Republicans who approved the proposals in subcommittee have said the bills would help businesses find workers in a tight labor market and to help young Iowans become more engaged in work.
Sen. Jason Schultz, a Republican from Schleswig and the bill’s manager in the Senate, argued concerns raised about putting children in harm’s way are overblown, and that the measure is aimed at updating an old law with reasonable standards.
“There’s language in there for schools and employers to work together to try and teach some skills and to get children out into places where they can become employable and start looking forward to a career,” Schultz said.
Iowa chapters of employer lobby groups representing small businesses, homebuilders and hotels and restaurants back the proposals.
Democrats and labor unions contend the measures weaken child labor protections and allow corporations already profiting from widespread use of illegal child labor to legalize their exploitation.

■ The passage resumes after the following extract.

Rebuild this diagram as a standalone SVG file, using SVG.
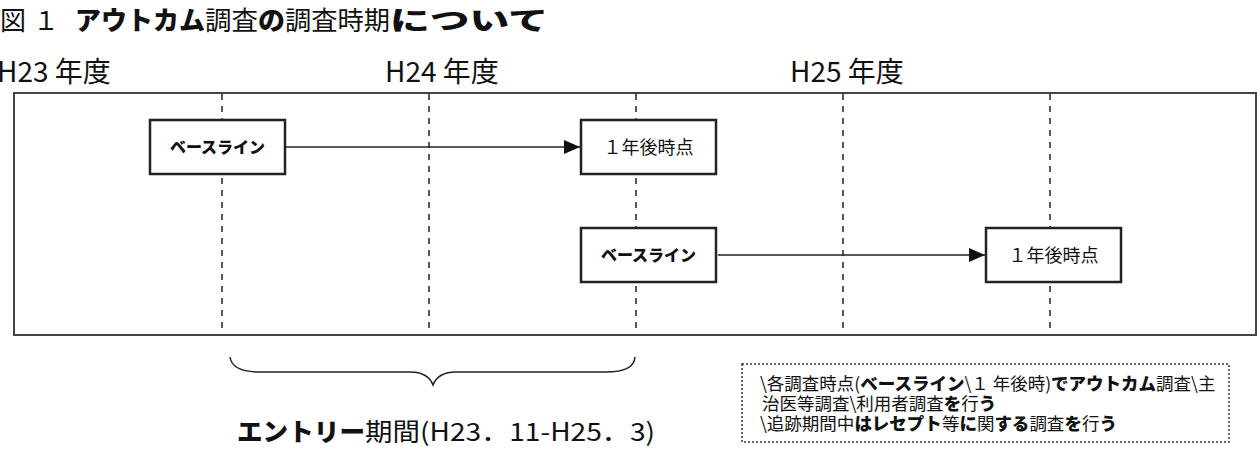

They note one of the country’s largest cleaning services for food processing companies was recently fined more than $1.5 million following an investigation by the U.S. Department Labor, which found Packers Sanitation Services Inc. employed more than 100 children as young as 13 years old to clean dangerous meat process equipment, including at 13 meatpacking plants in eight states, including in Nebraska, Minnesota and Kansas.
Children were found to be using caustic cleaning chemicals and cleaning “dangerous power-driven equipment, like skull-splitters and razor-sharp bone saws,” according to the Associated Press.
“These proposals fly in the face of common sense as well as decades of research showing that hazardous jobs and excessive work hours can damage teens’ health, development and education,” Wishman said in a statement.
Wishman added the proposed changes also directly contradict federal labor law, which prohibits children under 18 from working in meatpacking plants and bars 14- and 15-year-olds from working past 9 p.m. in the summer and 7 p.m. during the school year.
The proposal also would make legal:
- Allowing youth as young as 14 to work six-hour nightly shifts in industrial laundries or meat freezers during the school year, and even longer hours during summer months
- Allowing 15-year-olds to work on assembly production lines or loading/unloading shipments of items up to 50 pounds
- Allowing 16- and 17-year-olds to serve alcohol
“Everything in our plant gets moved either by a fork truck, a crane, vacuum or hooks. It’s no place for 14- or 15-year-old kids to be,” said Sandy Conway, a member of United Steelworkers Local 105 who works at Arconic in Riverdale near Davenport.
Conway said she has two 16-year-old granddaughters and two 14-year-old granddaughters, who she said “have no business in that environment.”
Each of the bills, Senate File 167 and House Study Bill 134, has passed out of subcommittee, but neither has been approved by the chambers’ respective committees.
Ryan Drew with Operating Engineers Local 150 and Jesse Case, secretary-treasurer and business agent with Teamsters Local 238 in Cedar Rapids, called on legislators to get to work on solving problems facing working families and their children, including low wages, wage theft, unsafe work, lack of access to affordable child care and underfunded public schools.
“Don’t relieve employers from liability when kids get hurt, strengthen work comp laws that you’ve weakened, because our kids are not for sale,” Case said. “Don’t cut school funding and send our kids to work in the factory — that’s the exact opposite of the direction our state should be moving in.”